約30年間も年平均10%の高成長を維持してきた中国経済は今年に入って年6%台に減速している(反面、米国は活況だ)。低迷は続くだろう。これは中国内部の不満を爆発させ、すべての国々が経験することになっている経済危機と政治危機を同時にもたらすだろう。2030年の中国のGDPが米国を凌駕するからといって中国の経済規模が米国を追い越すと考える人々は計算を間違っている。國力は富の蓄積に計算すべきだ。過去100年間、米国は中国よりも圧倒的な生産性を示した。1950年代の米国のGDPは中国の約7倍だった。今、中国の蓄積された富は米国の数十分の1に過ぎないはずだ。こういう状態で2030年の一年のGDPが米国を凌駕するとしても國富が米国を上回るわけではない。富の蓄積量を基準とするならば、中国が米国を追い抜くのは永遠に不可能かもしれない。
(個人の)自由の拡大を目指して発展してきた世界史に一つの法則がある。当代の指導国はいつも当代で最も開放され自由な国だった。中国は当代の最も抑圧的な国だ。このような国が世界を指導することはできない。帝国主義時代にも不可能だったのに、21世紀秩序の中で可能だろうか。

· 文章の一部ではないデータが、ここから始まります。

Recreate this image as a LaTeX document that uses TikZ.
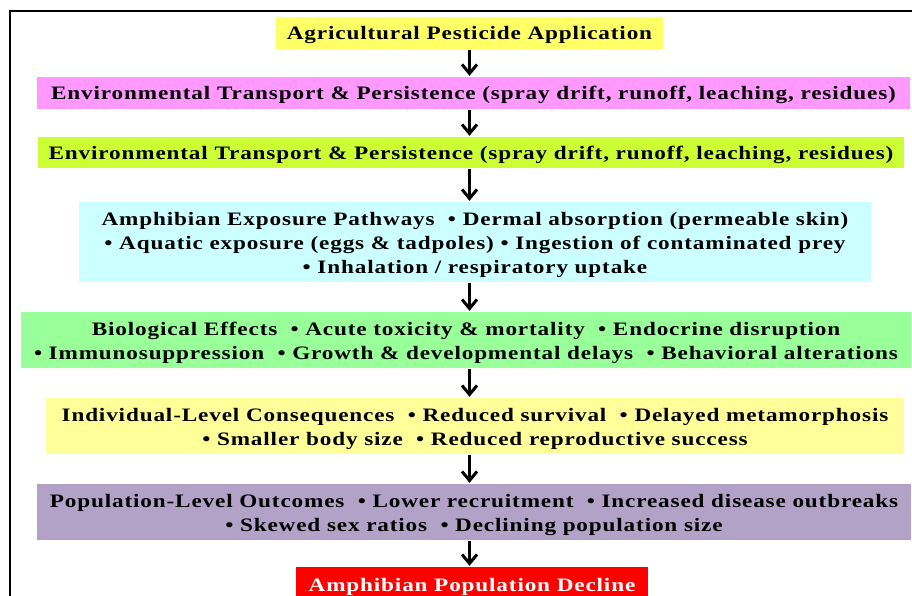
\documentclass[tikz,border=0pt]{standalone}
\usepackage{fontspec}
\usepackage{tikz}
\usetikzlibrary{positioning,arrows.meta}
\setmainfont{Liberation Serif}
\newfontfamily\flowfont{Liberation Serif}[FakeStretch=1.22,LetterSpace=4.5]
\definecolor{appyellow}{HTML}{FFFF66}
\definecolor{transpink}{HTML}{FF99FF}
\definecolor{translime}{HTML}{CCFF33}
\definecolor{exposecyan}{HTML}{CCFFFF}
\definecolor{biogreen}{HTML}{99FF99}
\definecolor{indivyellow}{HTML}{FFFF99}
\definecolor{poplilac}{HTML}{B3A2C7}
\definecolor{declinered}{HTML}{FF0000}
\tikzset{x=1pt, y=-1pt,
  stage/.style={inner sep=0pt, align=center, text depth=0pt, font=\flowfont\bfseries\fontsize{19}{24}\selectfont},
  oneline/.style={text height=14pt},
  twoline/.style={text height=38pt},
  threeline/.style={text height=62pt},
  flow/.style={line width=3pt, -{Straight Barb[length=9pt,width=15pt]}, shorten <=1pt, shorten >=1pt}}

\begin{document}
\begin{tikzpicture}
  \useasboundingbox (0,0) rectangle (912,596);
  \draw[line width=1.2pt] (10,596) -- (10,11) -- (912,11);

  \node (apply)  [stage, oneline, fill=appyellow, minimum width=387pt, minimum height=32pt] at (469.5,33)
    {Agricultural Pesticide Application};
  \node (trans1) [stage, oneline, fill=transpink, minimum width=873pt, minimum height=32pt] at (473.5,93)
    {Environmental Transport \& Persistence (spray drift, runoff, leaching, residues)};
  \node (trans2) [stage, oneline, fill=translime, minimum width=866pt, minimum height=31pt] at (471,152.5)
    {Environmental Transport \& Persistence (spray drift, runoff, leaching, residues)};
  \node (expose) [stage, threeline, fill=exposecyan, minimum width=792pt, minimum height=80pt] at (475,242)
    {Amphibian Exposure Pathways~ • Dermal absorption (permeable skin)\\
     • Aquatic exposure (eggs \& tadpoles) • Ingestion of contaminated prey\\
     • Inhalation / respiratory uptake};
  \node (bio)    [stage, twoline, fill=biogreen, minimum width=890pt, minimum height=56pt] at (466,340)
    {Biological Effects~ • Acute toxicity \& mortality~ • Endocrine disruption\\
     • Immunosuppression~ • Growth \& developmental delays~ • Behavioral alterations};
  \node (indiv)  [stage, twoline, fill=indivyellow, minimum width=858pt, minimum height=56pt] at (475,426)
    {Individual-Level Consequences~ • Reduced survival~ • Delayed metamorphosis\\
     • Smaller body size~ • Reduced reproductive success};
  \node (pop)    [stage, twoline, fill=poplilac, minimum width=874pt, minimum height=56pt] at (474,512)
    {Population-Level Outcomes~ • Lower recruitment~ • Increased disease outbreaks\\
     • Skewed sex ratios~ • Declining population size};
  \node (decline) [stage, oneline, fill=declinered, text=white, minimum width=352pt, minimum height=34pt] at (472,584)
    {Amphibian Population Decline};

  \draw[flow] (apply.south) -- (apply.south |- trans1.north);
  \draw[flow] (apply.south |- trans1.south) -- (apply.south |- trans2.north);
  \draw[flow] (apply.south |- trans2.south) -- (apply.south |- expose.north);
  \draw[flow] (apply.south |- expose.south) -- (apply.south |- bio.north);
  \draw[flow] (apply.south |- bio.south) -- (apply.south |- indiv.north);
  \draw[flow] (apply.south |- indiv.south) -- (apply.south |- pop.north);
  \draw[flow] (apply.south |- pop.south) -- (apply.south |- decline.north);
\end{tikzpicture}
\end{document}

ところが、井戸の中の蛙のような世界観を持った権力者たちが少なくない韓国では、中国の國力に対する誤判が対中事大主義的な統一政策を求める喜劇が起きないという保証がない。
韓国の統一問題は90%以上が安保問題だ。軍事力の支えのない国が統一外交を主導するということは虚栄だ。朴槿恵政府が統一の対象と設定した北韓と、説得の対象とする中国は核武装国で、韓国は核武装力もなく防御力もない。核能力についてはマイナス通帳の状態だ。マイナス通帳、つまり赤字の企業がM&Aに乗り出すのは虚栄だ。マイナス通帳、赤字なのに言葉でうまく喋ればM&Aができると言い張れば詐欺だ。しかも韓国に核の傘を提供してやっと核武装国の間で生存できるようにしてくれる米国を遠ざけ、核武装した国を説得して核武装した北韓を接収する統一を夢見る?これが話としても成立つことだろうか。

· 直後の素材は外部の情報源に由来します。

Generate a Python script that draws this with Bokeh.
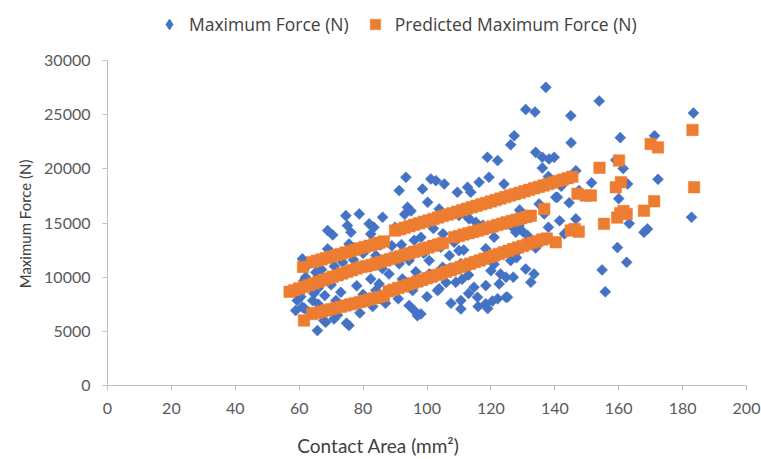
from bokeh.plotting import figure
from bokeh.models import Legend, LegendItem, FixedTicker, Range1d
from bokeh.embed import file_html
from bokeh.resources import INLINE
import numpy as np

# ---- data ----
area_measured = [
    61.0, 68.9, 68.9, 65.2, 61.5, 59.4, 58.9, 61.5, 65.7, 67.7, 64.6, 74.6, 78.8, 86.1, 70.5,
    75.1, 76.2, 81.9, 83.4, 82.4, 70.0, 75.6, 63.0, 67.0, 73.6, 71.0, 82.4, 85.0, 88.1, 60.5,
    61.0, 64.2, 66.0, 68.0, 71.5, 63.1, 68.3, 70.9, 75.6, 74.8, 72.0, 66.0, 70.0, 73.0, 78.0,
    80.0, 84.0, 77.0, 80.0, 84.0, 86.0, 62.0, 59.0, 79.0, 83.0, 87.0, 90.0, 89.0, 85.5,
    118.9, 122.1, 93.4, 101.2, 102.8, 105.4, 98.6, 91.3, 109.5, 112.7, 113.7, 116.3, 119.4, 124.1,
    100.2, 93.9, 95.0, 93.0, 103.8, 112.7, 110.0, 115.3, 117.5, 121.0, 98.1, 96.0, 108.5, 110.0,
    111.5, 94.4, 91.3, 100.7, 104.9, 107.0, 117.9, 121.0, 126.2, 100.7, 92.3, 95.5, 103.8, 109.0,
    111.0, 114.7, 118.4, 122.6, 115.8, 124.7, 122.1, 110.6, 110.6, 118.4, 94.4, 96.0, 98.1, 97.0,
    104.3, 110.6, 118.4, 120.0, 123.0, 124.7, 103.3, 116.0, 119.0, 120.5, 126.8, 128.8, 132.5, 130.0,
    113.2, 116.8, 123.0, 105.0, 92.0, 99.0, 107.0, 96.5, 113.0, 127.0, 128.0, 91.0, 100.0, 106.0,
    107.5, 113.0, 102.0,
    137.2, 130.9, 133.8, 145.0, 153.9, 127.3, 126.2, 145.1, 160.5, 134.0, 136.1, 138.2, 139.8, 136.1,
    151.5, 140.3, 144.5, 135.1, 136.7, 146.6, 127.8, 131.5, 159.6, 130.9, 133.5, 132.5, 154.8, 155.8,
    125.2, 183.4, 171.2, 159.1, 161.4, 172.3, 146.6, 162.8, 147.6, 160.0, 163.3, 169.0, 167.9, 182.8,
    162.5, 140.8, 138.0, 142.0, 135.5, 129.0, 138.0, 141.5, 143.0, 134.0, 128.0,
]
force_measured = [
    11690, 14300, 12610, 10450, 9690, 7840, 6920, 7150, 5070, 6000, 8490, 15680, 15840, 15530, 13900,
    14760, 14140, 14920, 14600, 13990, 12300, 13070, 11200, 10700, 11370, 11000, 9840, 9380, 10300, 8200,
    7220, 7840, 7500, 8300, 7840, 6760, 5840, 6150, 5540, 5750, 6500, 9000, 9300, 8600, 9200,
    8400, 8800, 11600, 12200, 12000, 10800, 10000, 8600, 6700, 7300, 7600, 14600, 12900, 13000,
    21060, 20760, 19220, 19070, 18910, 18600, 18140, 17990, 17830, 18300, 17830, 18760, 19220, 18600,
    16910, 16450, 16100, 15800, 16300, 15530, 15700, 15070, 14800, 13680, 13680, 13400, 13220, 12450,
    12500, 11530, 11230, 11530, 10910, 10800, 11530, 11200, 11530, 10300, 9840, 8760, 8920, 9530,
    9800, 9070, 9220, 9380, 8150, 8150, 8000, 7840, 7070, 7540, 7380, 6920, 6610, 6450,
    12760, 11250, 12630, 10600, 10300, 9990, 8760, 7300, 7100, 7800, 14600, 14760, 15530, 14200,
    15380, 14400, 15000, 14000, 13000, 12200, 12000, 10500, 10200, 10000, 12300, 8000, 8200, 9500,
    7600, 8500, 14500,
    27520, 25480, 25250, 24910, 26260, 23060, 22220, 22400, 22880, 21520, 21060, 20910, 21060, 20070,
    18710, 17370, 16860, 16760, 15840, 15380, 14140, 13840, 12730, 10760, 10300, 9530, 10670, 8650,
    8150, 25150, 23060, 20810, 20030, 19030, 19830, 18600, 17990, 17250, 14950, 14450, 14140, 15530,
    11370, 17370, 19300, 18400, 13300, 16200, 14600, 15200, 14000, 12700, 11800,
]

area_predicted = [
    64, 65.5, 67, 68.5, 70, 71.5, 73, 74.5, 76, 77.5, 79, 80.5, 82, 83.5, 85, 86.5,
    90, 91.5, 93, 94.5, 96, 97.5, 99, 100.5, 102, 103.5, 105, 106.5, 108, 109.5, 111, 112.5,
    114, 115.5, 117, 118.5, 120, 121.5, 123, 124.5, 126, 127.5, 129, 130.5, 132, 133.5, 135,
    136.5, 138, 139.5, 141, 142.5, 144, 145.5,
    57, 58.5, 60, 61.5, 63, 64.5, 66, 67.5, 69, 70.5, 72, 73.5, 75, 76.5, 78, 79.5,
    81, 82.5, 84, 85.5, 87, 88.5, 90, 91.5, 93, 94.5, 96, 97.5, 99, 100.5, 102, 103.5, 105,
    108.5, 110, 111.5, 113, 114.5, 116, 117.5, 119, 120.5, 122, 123.5, 125, 126.5, 128, 129.5,
    131, 132.5,
    64, 65.5, 67, 68.5, 70, 71.5, 73, 74.5, 76, 77.5, 79, 80.5, 82, 83.5, 85, 86.5,
    88, 89.5, 91, 92.5, 94, 95.5, 97, 98.5, 100, 101.5, 103, 104.5, 106, 107.5, 109, 110.5,
    112, 113.5, 115, 116.5, 118, 119.5, 121, 122.5, 124, 125.5, 127, 128.5, 130, 131.5, 133,
    134.5, 136, 137.5,
    61.2, 61.5, 136.7, 140.3, 145.0, 146.2, 147.5, 147.1, 149.7, 151.3, 154.0, 160.1, 160.7, 159.1,
    155.4, 159.5, 160.5, 162.5, 161.5, 167.9, 171.1, 170.0, 172.3, 183.1, 183.6,
]
force_predicted = [
    11380, 11510, 11640, 11760, 11890, 12020, 12140, 12270, 12400, 12530, 12660, 12780, 12910,
    13040, 13170, 13300,
    14300, 14430, 14570, 14700, 14840, 14970, 15110, 15240, 15380, 15510, 15640, 15780, 15910,
    16050, 16180, 16320, 16450, 16590, 16720, 16850, 16990, 17120, 17260, 17390, 17530, 17660,
    17790, 17930, 18060, 18200, 18330, 18460, 18600, 18730, 18870, 19000, 19140, 19270,
    8650, 8800, 8960, 9110, 9260, 9420, 9570, 9720, 9880, 10030, 10180, 10340, 10490, 10640,
    10800, 10950,
    11000, 11130, 11270, 11400, 11540, 11670, 11810, 11940, 12080, 12210, 12350, 12480, 12620,
    12750, 12890, 13020, 13160,
    13680, 13810, 13930, 14060, 14180, 14310, 14430, 14560, 14680, 14810, 14930, 15060, 15180,
    15310, 15430, 15560, 15680,
    6600, 6700, 6820, 6930, 7040, 7150, 7260, 7380, 7490, 7600, 7710, 7820, 7940, 8050, 8160, 8270,
    8700, 8850, 9000, 9150, 9300, 9450, 9600, 9750, 9900, 10050, 10200, 10350, 10500, 10650,
    10800, 10950, 11100, 11250, 11400, 11550, 11700, 11850, 12000, 12150, 12300, 12440, 12590,
    12740, 12880, 13030, 13180, 13320, 13470, 13560,
    10950, 6000, 16300, 13220, 14300, 14450, 14200, 17690, 17530, 17530, 20100, 20760, 18760, 18300,
    14920, 15500, 15900, 15840, 16100, 16140, 17000, 22300, 21980, 23590, 18300,
]

x_ticks = [0, 20, 40, 60, 80, 100, 120, 140, 160, 180, 200]
y_ticks = [0, 5000, 10000, 15000, 20000, 25000, 30000]
y_tick_labels = ["0", "5000", "10000", "15000", "20000", "25000", "30000"]
series_names = ["Maximum Force (N)", "Predicted Maximum Force (N)"]
x_title = "Contact Area (mm²)"
y_title = "Maximum Force (N)"

BLUE = "#4472C4"
ORANGE = "#ED7D31"
AXIS_GREY = "#BFBFBF"
TEXT_GREY = "#595959"
TITLE_GREY = "#404040"
NBSP = "\u00a0"

# Layout: the frame reaches up to the top margin so the legend can sit inside it;
# the y axis itself only spans 0..30000 (325 px), leaving 52 px of headroom.
Y_MAX = y_ticks[-1]
AXIS_PX = 325
HEAD_PX = 52
y_end = Y_MAX * (AXIS_PX + HEAD_PX) / AXIS_PX

p = figure(width=761, height=459, output_backend="svg", toolbar_location=None,
           x_range=Range1d(0, 200), y_range=Range1d(0, y_end),
           min_border_left=107, min_border_right=15, min_border_top=8, min_border_bottom=74)

r1 = p.scatter(area_measured, force_measured, marker="square", angle=np.pi / 4,
               size=7.8, fill_color=BLUE, line_color=BLUE, line_width=0.5)
r2 = p.scatter(area_predicted, force_predicted, marker="square",
               size=11.5, fill_color=ORANGE, line_color=ORANGE, line_width=0.5)
# legend key for the measured series: the legend does not rotate markers, so use a
# diamond marker drawn at zero size in the plot itself
r1_key = p.scatter(area_measured, force_measured, marker="diamond", size=0,
                   fill_color=BLUE, line_color=BLUE)

p.grid.visible = False
p.outline_line_color = None

for ax in (p.xaxis, p.yaxis):
    ax.axis_line_color = AXIS_GREY
    ax.major_tick_line_color = AXIS_GREY
    ax.minor_tick_line_color = None
    ax.major_tick_out = 5
    ax.major_tick_in = 0
    ax.major_label_text_font = "Lato"
    ax.major_label_text_font_size = "16px"
    ax.major_label_text_color = TEXT_GREY
    ax.major_label_standoff = 12
    ax.axis_label_text_font = "Lato"
    ax.axis_label_text_font_style = "normal"
    ax.axis_label_text_color = TITLE_GREY

p.xaxis.ticker = FixedTicker(ticks=x_ticks)
p.yaxis.ticker = FixedTicker(ticks=y_ticks)
p.yaxis.bounds = (0, Y_MAX)
p.yaxis.major_label_overrides = {t: s for t, s in zip(y_ticks, y_tick_labels)}

# axis titles are centred on the frame in Bokeh; no-break-space padding moves the
# visible text to where the reference puts it
p.yaxis.axis_label = y_title + NBSP * 14
p.yaxis.axis_label_text_font_size = "15px"
p.yaxis.axis_label_standoff = 7

p.xaxis.axis_label = x_title + NBSP * 20
p.xaxis.axis_label_text_font_size = "19px"
p.xaxis.major_label_text_line_height = 1.0
p.xaxis.axis_label_text_line_height = 1.0
p.xaxis.axis_label_standoff = 17

legend = Legend(items=[LegendItem(label=series_names[0], renderers=[r1_key]),
                       LegendItem(label=series_names[1], renderers=[r2])],
                orientation="horizontal", location=(49, 348),
                border_line_color=None, background_fill_alpha=0,
                padding=2, margin=0, spacing=13, label_standoff=7,
                glyph_width=26, glyph_height=26, label_height=20,
                label_text_font="Open Sans", label_text_font_size="17.5px",
                label_text_color=TITLE_GREY)
p.add_layout(legend)

open("out.html", "w").write(file_html(p, INLINE))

中国としては韓半島の二つの政権を弄びながら、互いに牽制、競争させ、そして米国と日本への対応手段を持つようになったと喜ぶのではないか。任期が2年半しか残っていない朴槿恵政府、政権が変わるだけで外交路線が変わる韓国に対する計算も複雑だろうが、強大国同士は、対決するふりをしては裏で驚くべき合意をして信じていた国々の運命を悲惨にした例が多い。核武装した国家群に取り囲まれた核前武装解除状態の韓国は核防御網を作ってから虚栄を張るべきだ。核防御網の建設までも中国の顔色を窺うなら“統一に協力するから韓米同盟から脱退しろ”という、中国の圧迫と誘惑に果たして耐えられるだろうか。